The third issue, as you know, a criminal case has been initiated in
Russia with respect to the possible extradition of Lugovoy to Great
Britain, and if our law-enforcement agencies find enough materials or
evidence to prosecute anyone . . . if any citizen of the Russian
Federation faces enough evidence for the case to be sent to court,
then this will be done. And I really hope that we will receive
effective assistance from our British colleagues. You should not just
request that we extradite Lugovoy; you should give us enough materials
to prosecute Mr Lugovoy . . . . We are going to bring to justice
anyone who we believe is responsible for the death of Litvinenko.
Now, the request itself. The extradition request itself. I have mixed
feeling about this particular request. If the people who sent this
request to us did not now that the constitution of the Russian
Federation prohibits extradition of Russian citizens to foreign states
— if they had not known that, then certainly their level of competence
is questionable. Heads of law-enforcement agencies on such a level
should be aware of this fact, and if they do not know it, then
law-enforcement agencies are the wrong place for them. Where should
they work? They should be in parliament, they should work for
newspapers. Because if they knew that and still did send that request,
then it's only a political PR step. . . . If it is so, then it's also
bad.
No matter from what angle you look at this problem, it's all stupid.
Stupidity, nonsense. I do not see any single positive [view] of what's
been done. If they do not know, then we can question their competence,
if they knew then it's politics, so from whatever angle it's complete
nonsense.
And another thing. After the British authorities allowed for so many
thieves and terrorists to get together in their own territory, in the
territory of the United Kingdom, they have created a situation which
is dangerous for the nationals of Great Britain itself. And the
British side is fully responsible for this development.

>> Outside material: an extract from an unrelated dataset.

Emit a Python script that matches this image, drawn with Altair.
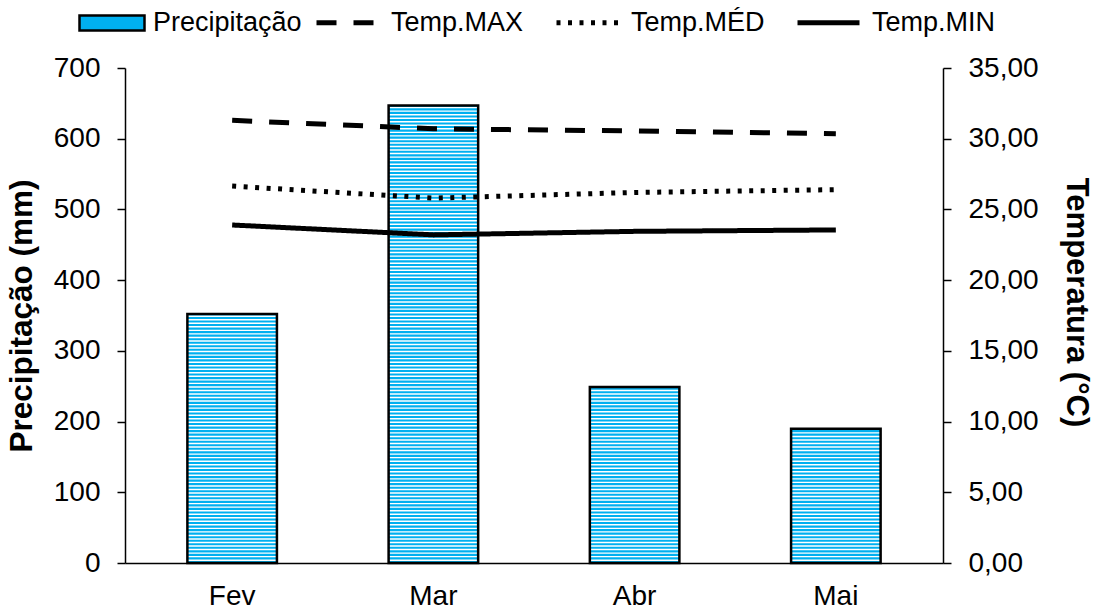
import altair as alt
import pandas as pd

months = ["Fev", "Mar", "Abr", "Mai"]
precip = [352, 647, 249, 190]
t_max = [31.3, 30.7, 30.55, 30.35]
t_med = [26.65, 25.8, 26.2, 26.4]
t_min = [23.9, 23.2, 23.45, 23.55]
series_names = ["Temp.MAX", "Temp.MÉD", "Temp.MIN"]

FONT = "Liberation Sans"
BLUE = "#00B0F0"

bars_df = pd.DataFrame({"Mes": months, "prec": precip, "leg": ["Precipitação"] * 4})

# white hatch stripes (texture only, derived from bar heights)
rows = []
period, white = 5.0, 2.0
for m, v in zip(months, precip):
    lv = 0.0
    while lv < v:
        y0, y1 = lv + (period - white), min(lv + period, v)
        if y1 > y0:
            rows.append({"Mes": m, "y0": y0, "y1": y1})
        lv += period
stripes_df = pd.DataFrame(rows)

long_rows = []
for name, vals in zip(series_names, [t_max, t_med, t_min]):
    for m, v in zip(months, vals):
        long_rows.append({"Mes": m, "serie": name, "temp": v})
lines_df = pd.DataFrame(long_rows)

xenc = alt.X("Mes:N", sort=months, title=None,
             scale=alt.Scale(paddingInner=0.555, paddingOuter=0.31),
             axis=alt.Axis(labelAngle=0, ticks=False, labelFontSize=28, labelFont=FONT,
                           labelColor="black", labelPadding=19, domainColor="black",
                           domainWidth=1.5))

yscale = alt.Scale(domain=[0, 700])

base = alt.Chart(bars_df).mark_bar().encode(
    x=xenc,
    y=alt.Y("prec:Q", scale=yscale, title="Precipitação (mm)",
            axis=alt.Axis(values=list(range(0, 701, 100)), grid=False, labelFontSize=28,
                          labelFont=FONT, labelColor="black", titleFont=FONT, titleFontSize=31.5,
                          titleFontWeight="bold", titleColor="black", tickColor="black",
                          tickSize=8, tickWidth=1.5, domainColor="black", domainWidth=1.5,
                          labelPadding=17, titlePadding=15)),
    fill=alt.Fill("leg:N", title=None,
                  scale=alt.Scale(domain=["Precipitação"], range=[BLUE]),
                  legend=alt.Legend(orient="none", legendX=-47, legendY=-79, direction="horizontal",
                                    symbolType="M-1,-0.23H1V0.23H-1Z", symbolSize=4225,
                                    symbolStrokeColor="black", symbolStrokeWidth=2.5,
                                    symbolOpacity=1, symbolFillColor=BLUE,
                                    labelFontSize=27, labelFont=FONT, labelColor="black",
                                    labelOffset=7)),
)

stripes = alt.Chart(stripes_df).mark_bar(fill="white", strokeWidth=0).encode(
    x=alt.X("Mes:N", sort=months),
    y=alt.Y("y0:Q", scale=yscale),
    y2="y1:Q",
)

outline = alt.Chart(bars_df).mark_bar(fillOpacity=0, stroke="black", strokeWidth=2.5).encode(
    x=alt.X("Mes:N", sort=months),
    y=alt.Y("prec:Q", scale=yscale),
)

bars = alt.layer(base, stripes, outline)

lines = alt.Chart(lines_df).mark_line(color="black", strokeWidth=5).encode(
    x=alt.X("Mes:N", sort=months),
    y=alt.Y("temp:Q", scale=alt.Scale(domain=[0, 35]), title="Temperatura (°C)",
            axis=alt.Axis(orient="right", values=list(range(0, 36, 5)), grid=False,
                          labelExpr="replace(format(datum.value, '.2f'), '.', ',')",
                          labelFontSize=28, labelFont=FONT, labelColor="black",
                          titleFont=FONT, titleFontSize=31, titleFontWeight="bold",
                          titleColor="black", tickColor="black", tickSize=8, tickWidth=1.5,
                          domainColor="black", domainWidth=1.5, labelPadding=17,
                          titlePadding=21, titleY=234)),
    strokeDash=alt.StrokeDash("serie:N", title=None, sort=series_names,
                              scale=alt.Scale(domain=series_names,
                                              range=[[20, 17], [4, 7.5], [1, 0]]),
                              legend=alt.Legend(orient="none", legendX=189, legendY=-79,
                                                direction="horizontal", symbolType="stroke",
                                                symbolSize=3844, symbolStrokeWidth=5,
                                                symbolStrokeColor="black",
                                                labelFontSize=27, labelFont=FONT,
                                                labelColor="black", labelOffset=10,
                                                columnPadding=22)),
)

chart = alt.layer(bars, lines).resolve_scale(y="independent").properties(
    width=818, height=495,
    autosize=alt.AutoSizeParams(type="none"),
    padding={"left": 125, "top": 68, "right": 151, "bottom": 46},
    background="white",
).configure_view(stroke=None)

chart.save("out.html", embed_options={"renderer": "svg", "actions": False})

Q: Are Shell and BP having to give up part of their
petroleum-extraction licences?
A: As far as Shell is concerned: Did you see the initial agreement?
Have you read it? Do you like it? Do you like what you saw, do you
like what was written in this agreement? It was a colonial agreement.

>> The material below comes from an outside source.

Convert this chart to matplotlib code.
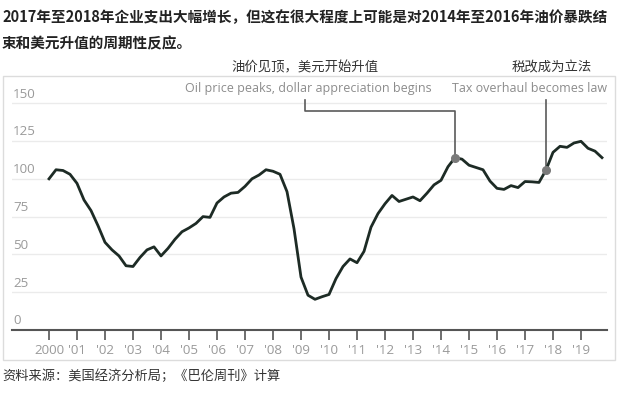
import matplotlib
matplotlib.use('Agg')
import matplotlib.pyplot as plt
from matplotlib.patches import Rectangle
import numpy as np

# quarterly index, 2000 Q1 .. 2019 Q4
years = list(range(2000, 2020))
values = [
    100, 106, 105.5, 103,      # 2000
    97, 86, 79, 69,            # 2001
    58, 53, 49, 42.5,          # 2002
    42, 48, 53, 55,            # 2003
    49, 54, 60, 65,            # 2004
    67.5, 70.5, 75, 74.5,      # 2005
    84, 88, 90.5, 91,          # 2006
    95, 100, 102.5, 106,       # 2007
    105, 103, 91.5, 67,        # 2008
    35, 23, 20.3, 22,          # 2009
    23.5, 34, 42, 47,          # 2010
    44.5, 52, 68, 77,          # 2011
    83.5, 89, 85, 86.5,        # 2012
    88, 85.5, 90.5, 96,        # 2013
    99, 108, 114, 113,         # 2014
    109, 107.5, 106, 98.5,     # 2015
    93.7, 93, 95.5, 94.2,      # 2016
    98.2, 98, 97.6, 105.8,     # 2017
    117.5, 121.5, 120.8, 123.7,  # 2018
    124.8, 120.2, 118.3, 114,  # 2019
]
quarters = [y + q / 4 for y in years for q in range(4)]

y_ticks = [0, 25, 50, 75, 100, 125, 150]
x_labels = ['2000'] + ["'%02d" % (y % 100) for y in years[1:]]

title = ('2017年至2018年企业支出大幅增长，但这在很大程度上可能是对2014年至2016年油价暴跌结\n'
         '束和美元升值的周期性反应。')
source = '资料来源：美国经济分析局；《巴伦周刊》计算'
oil_en = 'Oil price peaks, dollar appreciation begins'
oil_cn = '油价见顶，美元开始升值'
tax_en = 'Tax overhaul becomes law'
tax_cn = '税改成为立法'
oil_at = 2014.5
tax_at = 2017.75

CJK = ['Noto Sans CJK SC', 'DejaVu Sans']
LAT = ['Open Sans', 'DejaVu Sans']
GREY = '#9a9a9a'

fig = plt.figure(figsize=(6.19, 3.95), dpi=100)
fig.patch.set_facecolor('white')

# light panel border
fig.patches.append(Rectangle((3 / 619, 1 - 360 / 395), 612 / 619, 284 / 395,
                             transform=fig.transFigure, fill=False,
                             edgecolor='#dcdcdc', lw=1))

ax = fig.add_axes([12 / 619, 65 / 395, 595 / 619, 241.9 / 395])
ax.set_xlim(2000 - 37 / 28, 2000 + 558 / 28)
ax.set_ylim(0, 160)
for s in ['top', 'right', 'left']:
    ax.spines[s].set_visible(False)
ax.spines['bottom'].set_color('#555555')
ax.spines['bottom'].set_linewidth(1.5)

for v in y_ticks[1:]:
    ax.axhline(v, color='#ebebeb', lw=1, zorder=1)
for v in y_ticks:
    ax.text(2000 - 36 / 28, v + 6, str(v), ha='left', va='center',
            fontsize=9.6, color=GREY, family=LAT)
ax.set_yticks([])

ax.set_xticks(years)
ax.set_xticklabels(x_labels, family=LAT, fontsize=9.6, color=GREY)
ax.tick_params(axis='x', direction='out', length=7, width=1.2,
               color='#555555', pad=3)

ax.plot(quarters, values, color='#1d2b25', lw=2, zorder=3,
        solid_joinstyle='round')

# annotations
oil_v = values[quarters.index(oil_at)]
tax_v = values[quarters.index(tax_at)]
oil_x0 = 2000 + (305 - 49) / 28
top_v = (330 - 100) * 25 / 37.8
mid_v = (330 - 111) * 25 / 37.8
ax.plot([oil_x0, oil_x0, oil_at, oil_at], [top_v, mid_v, mid_v, oil_v],
        color='#5a5a5a', lw=1.2, zorder=2, clip_on=False)
ax.plot([tax_at, tax_at], [top_v, tax_v], color='#5a5a5a', lw=1.2,
        zorder=2, clip_on=False)
ax.plot([oil_at, tax_at], [oil_v, tax_v], 'o', color='#7a7a7a', ms=5.5,
        zorder=4)

en_v = (330 - 88) * 25 / 37.8
ax.text(2000 + (432 - 49) / 28, en_v, oil_en, ha='right', va='center',
        fontsize=9, color='#8c8c8c', family=LAT, clip_on=False)
ax.text(2000 + (607 - 49) / 28, en_v, tax_en, ha='right', va='center',
        fontsize=9, color='#8c8c8c', family=LAT, clip_on=False)

fig.text(305 / 619, 1 - 67 / 395, oil_cn, ha='center', va='center',
         fontsize=9.6, color='#333333', family=CJK)
fig.text(552 / 619, 1 - 67 / 395, tax_cn, ha='center', va='center',
         fontsize=9.6, color='#333333', family=CJK)

fig.text(2 / 619, 1 - 30 / 395, title, ha='left', va='center',
         fontsize=10.5, fontweight='bold', color='#222222', family=CJK,
         linespacing=1.8)
fig.text(2 / 619, 1 - 376 / 395, source, ha='left', va='center',
         fontsize=9.5, color='#333333', family=CJK)

fig.savefig('out.png', dpi=100)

A colonial agreement that had nothing to do with the interests of the
Russian Federation. I can only regret that in the early nineties,
Russian officials did something like this — something they should have
been sent to jail for. The implementation of that agreement resulted
in the fact that the it allowed others to exploit its natural
resources without getting anything back for it. A real zero.
And if our partners had honoured their commitments, then we would have
had no chance of remedying this situation. But it was their fault that
they violated our environmental legislation. This was a fact that has
been confirmed by objective data. And I have to tell you that our
partners did not even deny it. Those were facts that had been
confirmed by environmental organizations . . . . And another
circumstance. Gazprom did not just get on board and deprive somebody
of something. Gazprom brought in a lot of money: $8 billion dollars.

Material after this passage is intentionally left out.